To Keep Time
Joseph Massey. Omnidawn (UPNE, dist.), $17.95 trade paper (96p) ISBN 978-1-890650-97-1
Written before he moved to the East Coast, Massey (At the Point) lingers on the unique sounds and ecosystems of Humboldt County, Calif., in painstaking, sparse poems that hum or vibrate on the page. His minimalist landscapes are deceptively lush: we glimpse a hummingbird’s “red-/ metallic/ throat a-/ float/in fog.” Massey sketches the visible (clouds in the sky, power lines that “suspend a crow—/ sliver of cellophane/ cinched in its beak”) and obsessively documents sound in a manner only the most acutely perceptive listeners could match. “As long as blood runs/ the body,/ there is no silence,” he observes with a hint of foreboding. At certain points, he departs from his observations of the aural and the visible, struggling to reach for some insight into the stillness before it “re-/ coils into noise” and is drowned out in the loud racket of the mind.

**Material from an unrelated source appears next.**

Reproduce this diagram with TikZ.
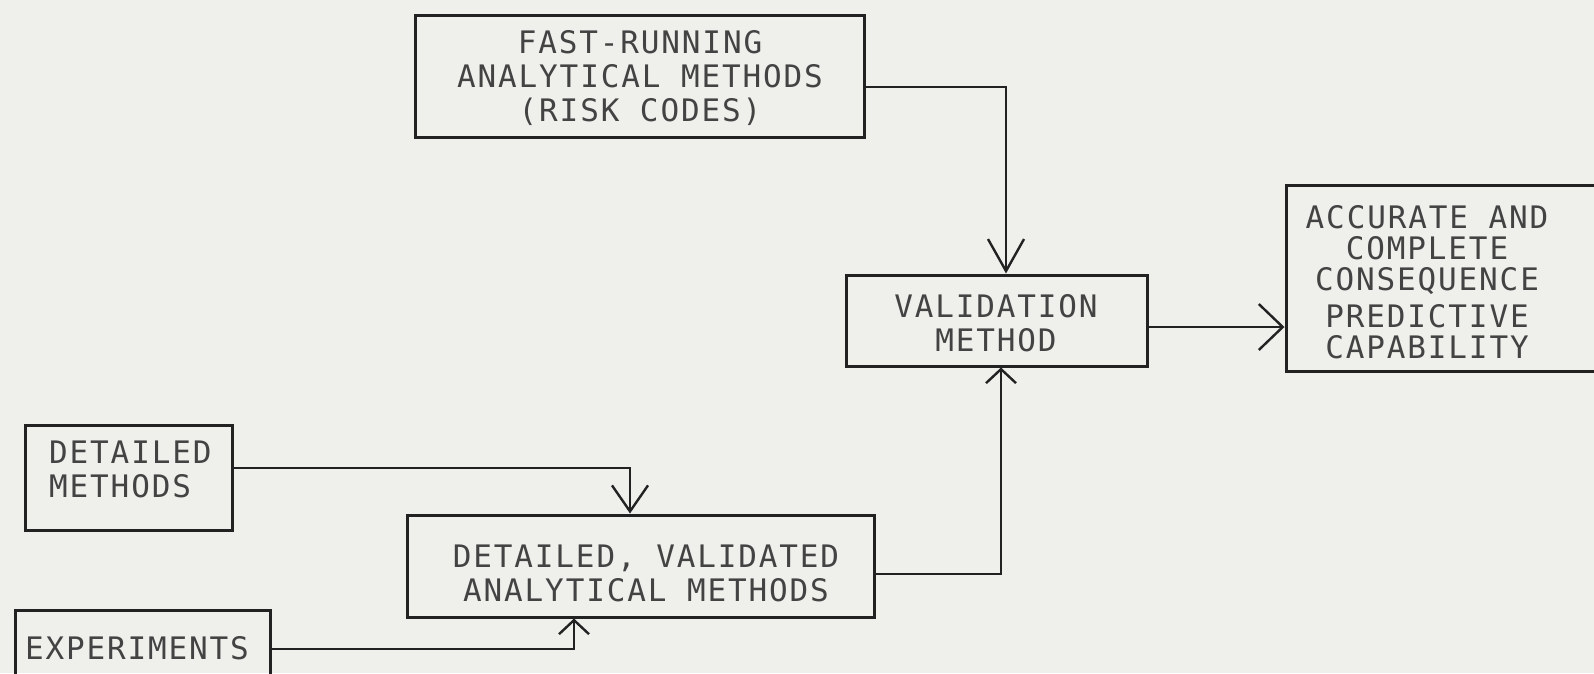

These moments of vulnerability blur the lines between Massey’s inner anxiety and the calm of the immediate environment, providing an element of fragility and sophistication to his small, glinting pieces. As he alternates between the sounds and sights of Humboldt County, Massey encounters the way “Mind/ mirrors/ that surface,/ shape,/ the moment/ I imagine/ if I thought/ far enough/ I’d leave my/ face.” (Oct.)